Leading up to this meeting, part of me was wondering, just how far this forgiveness stuff should go. And just how far down my craw the priest might try to “stuff it”. As a Christian there is the whole concept of love thy neighbor and turn the other cheek. But as a victim of sexual exploitation, and its renewed impact on my life, I am still pretty angry, and in no way ready to forgive my attacker or the member of the clergy who shielded his actions and allowed my abuser to continue.

I have struggled over the years with this, I have, at various times been willing to forgive the clergy member, but to my embarrassment I have never been willing to forgive my attacker.

I know that there are those who say that I, as a Christian, am required to forgive them. But my heart and mind scream in defiance at that idea. I have felt both shame and frustration because of this. I have wrestled with the tenants of my faith and how they apply to this situation. And I have never found the answer.

How do I forgive the unforgivable, and should I? What makes them so worthy of forgiveness when I am condemned to suffer the consequences of their actions?

I had a very frank discussion with my Priest. There were times it was graphic, times it was vague, times it was rude, times when I wonder how he heard me through the tears,
And I came away from that discussion feeling more at peace with myself than I have in a long while. It was such a relief to hear that forgiveness doesn’t have to mean “forgiving”. It can mean simply moving on to a point where you no longer hold bitterness in your heart. It can be as simple as getting to a place within yourself that you no longer care about the person who did the atrocities. That you no longer wish them dead, that you reach a point where they and their life just doesn’t matter to you either way.

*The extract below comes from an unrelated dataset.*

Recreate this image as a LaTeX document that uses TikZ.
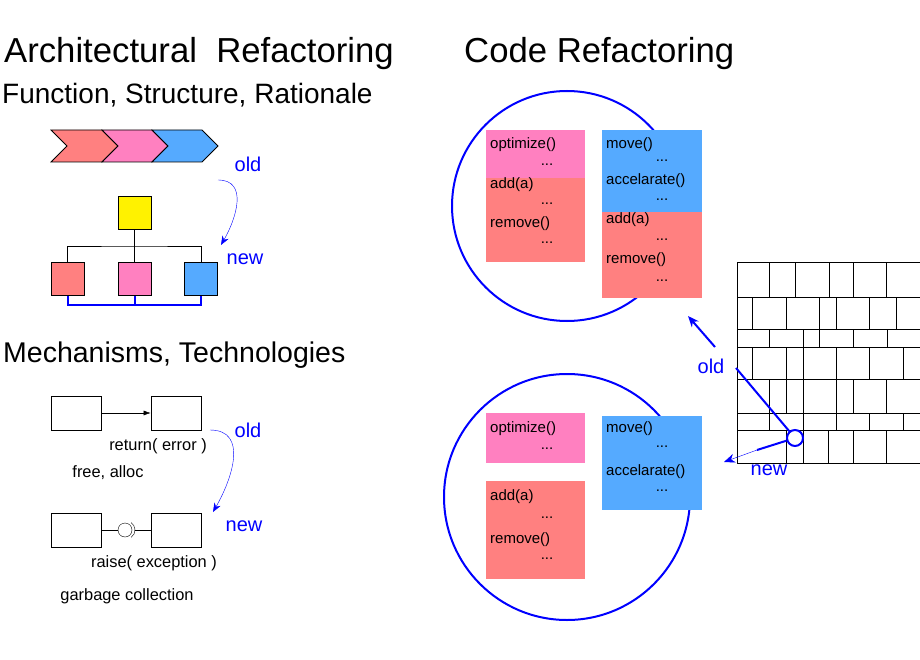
\documentclass[tikz,border=0pt]{standalone}
\usepackage{fontspec}
\setmainfont{Liberation Sans}
\usetikzlibrary{arrows.meta}
\definecolor{cred}{HTML}{FF8080}
\definecolor{cpink}{HTML}{FF80C0}
\definecolor{cblue}{HTML}{55AAFF}
\definecolor{bl}{HTML}{0000FF}
\begin{document}
\begin{tikzpicture}[x=1pt,y=-1pt,
  box/.style={draw,line width=0.8pt},
  t/.style={anchor=west,inner sep=0pt,font=\fontsize{15}{15}\selectfont},
  dots/.style={inner sep=0pt,font=\fontsize{15}{15}\selectfont},
  lab/.style={text=bl,inner sep=0pt,font=\fontsize{20}{20}\selectfont},
  sm/.style={inner sep=0pt,font=\fontsize{16.4}{16.4}\selectfont},
  barr/.style={draw=bl,-{Stealth[length=9pt,width=7pt]}}]
\useasboundingbox (0,0) rectangle (920,660);
% titles
\node[anchor=west,inner sep=0pt,font=\fontsize{34.7}{34.7}\selectfont] (t1) at (4,54) {Architectural\ \ Refactoring};
\node[anchor=west,inner sep=0pt,font=\fontsize{28}{28}\selectfont] (t2) at (2,95) {Function, Structure, Rationale};
\node[anchor=west,inner sep=0pt,font=\fontsize{28.5}{28.5}\selectfont] (t3) at (3,355) {Mechanisms, Technologies};
\node[anchor=west,inner sep=0pt,font=\fontsize{34.7}{34.7}\selectfont] (t4) at (464,54) {Code Refactoring};
% chevrons
\draw[box,fill=cred] (51,130)--(102,130)--(118,146)--(102,162)--(51,162)--(67,146)--cycle;
\draw[box,fill=cpink] (102,130)--(152,130)--(168,146)--(152,162)--(102,162)--(118,146)--cycle;
\draw[box,fill=cblue] (152,130)--(202,130)--(218,146)--(202,162)--(152,162)--(168,146)--cycle;
% tree
\node[box,fill=yellow,minimum size=33pt,inner sep=0pt] (y) at (134.5,213) {};
\node[box,fill=cred,minimum size=33pt,inner sep=0pt] (a1) at (67.5,279) {};
\node[box,fill=cpink,minimum size=33pt,inner sep=0pt] (a2) at (134.5,279) {};
\node[box,fill=cblue,minimum size=33pt,inner sep=0pt] (a3) at (201,279) {};
\draw (y.south)--(a2.north);
\draw (a1.north)|-(134.5,246)-|(a3.north);
\draw[draw=bl,line width=2pt] (a1.south)--(67.5,305)-|(a3.south);
\draw[draw=bl,line width=2pt] (a2.south)--(134.5,305);
\node[lab] (o1) at (248,164) {old};
\node[lab] (n1) at (245,259) {new};
\draw[barr] (218,180) to[out=0,in=60,looseness=1.2] (221,245);
% mechanisms
\node[box,minimum width=50pt,minimum height=34pt,inner sep=0pt] (m1) at (76,413) {};
\node[box,minimum width=50pt,minimum height=34pt,inner sep=0pt] (m2) at (176,413) {};
\draw[-{Latex[length=7pt,width=5pt]}] (m1)--(m2);
\node[sm] at (158,446) {return( error )};
\node[sm] at (108,473) {free, alloc};
\node[box,minimum width=50pt,minimum height=34pt,inner sep=0pt] (m3) at (76,530) {};
\node[box,minimum width=50pt,minimum height=34pt,inner sep=0pt] (m4) at (176,530) {};
\draw (m3.east)--(118,530);
\draw (125,530) circle (7);
\draw (126,530) ++(55:9) arc (55:-55:9);
\draw (135,530)--(m4.west);
\node[sm] at (154,563) {raise( exception )};
\node[sm] at (127,596) {garbage collection};
\node[lab] (o2) at (248,430) {old};
\node[lab] (n2) at (244,526) {new};
\draw[barr] (210,430) to[out=0,in=60,looseness=1.2] (213,512);
% code refactoring circles
\draw[draw=bl,line width=2pt] (567,206) circle (115);
\draw[draw=bl,line width=2pt] (567,497) circle (123);
% top boxes
\fill[cpink] (486,130) rectangle (585,178);
\fill[cred] (486,178) rectangle (585,262);
\fill[cblue] (602,130) rectangle (702,212);
\fill[cred] (602,212) rectangle (702,298);
\node[t] at (490,145) {optimize()}; \node[dots] at (547,165) {...};
\node[t] at (490,185) {add(a)}; \node[dots] at (547,204) {...};
\node[t] at (490,224) {remove()}; \node[dots] at (547,243) {...};
\node[t] at (606,145) {move()}; \node[dots] at (662,161) {...};
\node[t] at (606,181) {accelarate()}; \node[dots] at (662,200) {...};
\node[t] at (606,220) {add(a)}; \node[dots] at (662,240) {...};
\node[t] at (606,260) {remove()}; \node[dots] at (662,281) {...};
% bottom boxes
\fill[cpink] (486,413) rectangle (585,463);
\fill[cred] (486,481) rectangle (585,579);
\fill[cblue] (602,416) rectangle (702,510);
\node[t] at (490,429) {optimize()}; \node[dots] at (547,449) {...};
\node[t] at (490,497) {add(a)}; \node[dots] at (547,518) {...};
\node[t] at (490,540) {remove()}; \node[dots] at (547,559) {...};
\node[t] at (606,429) {move()}; \node[dots] at (662,447) {...};
\node[t] at (606,472) {accelarate()}; \node[dots] at (662,491) {...};
% wall
\begin{scope}[line width=0.8pt]
\draw (920,262)-|(737,463)--(920,463);
\foreach \y in {297,329,347,379,413,430} \draw (737,\y)--(920,\y);
\foreach \x in {769,795,829,853,886} \draw (\x,262)--(\x,297);
\foreach \x in {752,786,819,836,869,896} \draw (\x,297)--(\x,329);
\foreach \x in {769,803,819,853,887} \draw (\x,329)--(\x,347);
\foreach \x in {752,786,803,836,869,903} \draw (\x,347)--(\x,379);
\foreach \x in {769,786,803,836,853,886} \draw (\x,379)--(\x,413);
\foreach \x in {769,803,836,869,903} \draw (\x,413)--(\x,430);
\foreach \x in {786,803,828,853,886} \draw (\x,430)--(\x,463);
\end{scope}
\node[draw=bl,line width=2pt,circle,minimum size=16pt,inner sep=0pt] (c) at (795,438) {};
\coordinate (ls) at (736,368);
\draw[draw=bl,line width=2pt] (c)--(ls);
\node[lab] (o3) at (711,366) {old};
\node[lab] (n3) at (769,470) {new};
\draw[draw=bl,line width=2pt,-{Stealth[length=11pt,width=9pt]}] (715,347)--(688,316);
\draw[draw=bl,line width=2pt] (c)--(757,450);
\draw[draw=bl,-{Stealth[length=11pt,width=9pt]}] (757,450)--(724,462);
\end{tikzpicture}
\end{document}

This idea of forgiveness is new to me; it feels strange, foreign even. But if feels; possible. It means that forgiveness is flexible, that if my attacker’s actions or former actions are impacting my life right now, I don’t have to forgive them right now. But it also means that I may be in a position where I need to forgive him more than once, that as the consequences of my attack ebb and flow, I may have to forgive him over, and over. It means that I am not wrong when I say today that “I can’t forgive him”. It means I can be forgiven for not being able to forgive. Even more than that though, it means I have nothing to be forgiven for.

One of the most healing things that happened today in the meeting is when my current priest looked me straight in the eyes and said, in reference to his predecessors actions (or lack there of), “That was wrong. He had an obligation, and was legally required to report it.” “ I’m sorry that that happened to you, it never should have happened.” The fact that my church’s representative is not hiding behind platitudes, that there is an admission of wrong doing, even if it is not from the priest in question, was like an emancipation. It was the one thing I needed to hear to start forgiving the church.

Do I forgive my attacker? NO.
Do I forgive my former Priest who let the abuse continue? NO.
Do I forgive my church? Not yet, but I can see a time where I will; where the actions of one priest no longer taint the church as a whole for me. Will I ever forgive those two men for their actions? I don’t know, but I do know that for the first time I see the possibility that I might be able to; someday.